Where a trial court fails in its duty to appraise and evaluate the evidence before it to arrive at the correct decision, the appellate court which hears the Appeal arising from the judgment of the trial court has the duty to ensure that the error of the trial court is corrected by re-evaluating the evidence on Record and entering judgment in favour of the party which succeeds on that evidence.

An appellate court will not interfere with such findings of fact made by the trial court except in the following circumstances:-

(a) where trial court has not made a proper use of the opportunity of seeing and hearing the witnesses at the trial

(b) where the trial court has drawn erroneous conclusion from accepted evidence or has taken an erroneous view of the evidence adduced

(c) where the findings of fact are perverse in the sense that they do not flow from the evidence accepted by it.

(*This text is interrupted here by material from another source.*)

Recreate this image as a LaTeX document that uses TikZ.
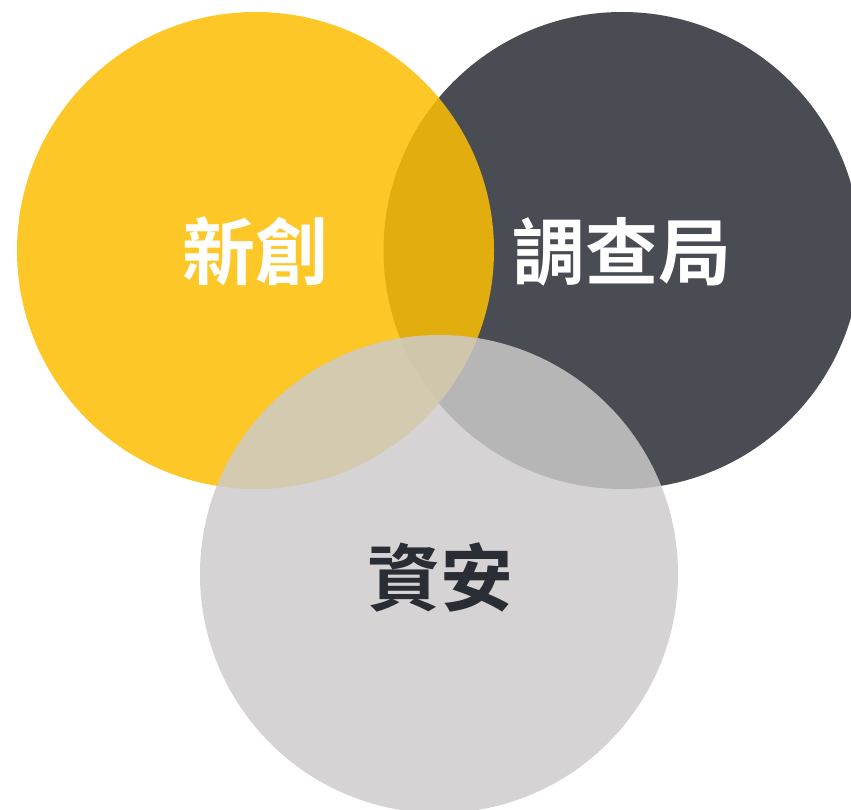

OKPIRI V. JOMAH (1961) 1 SCNLR 124

MAJA V. STACCO (1968) 1 All NLR 141

WOLUCHEM v. GUDI (1981) 5 SC 291

EZEANYA v. OKEKE (1995) 4 NWLR Pt 388 pg 142

The learned trial Judge did meticulously consider the facts as adduced and extracted from the evidence of parties and witnesses, whom he had the unique opportunity to hear, see and watch their demeanour. He had also made the correct Application of law where required and necessary before corning to a decision. He had adjudged the parties on their evidence based on preponderance of evidence and balance of probabilities which is the yardstick required to comply with the standard of proof in civil cases. This Court has no logical cause to tamper with his findings and decision.

The Appeal is dismissed. Judgment of the lower Court is affirmed. N5,000 costs is awarded in favour of the Respondents.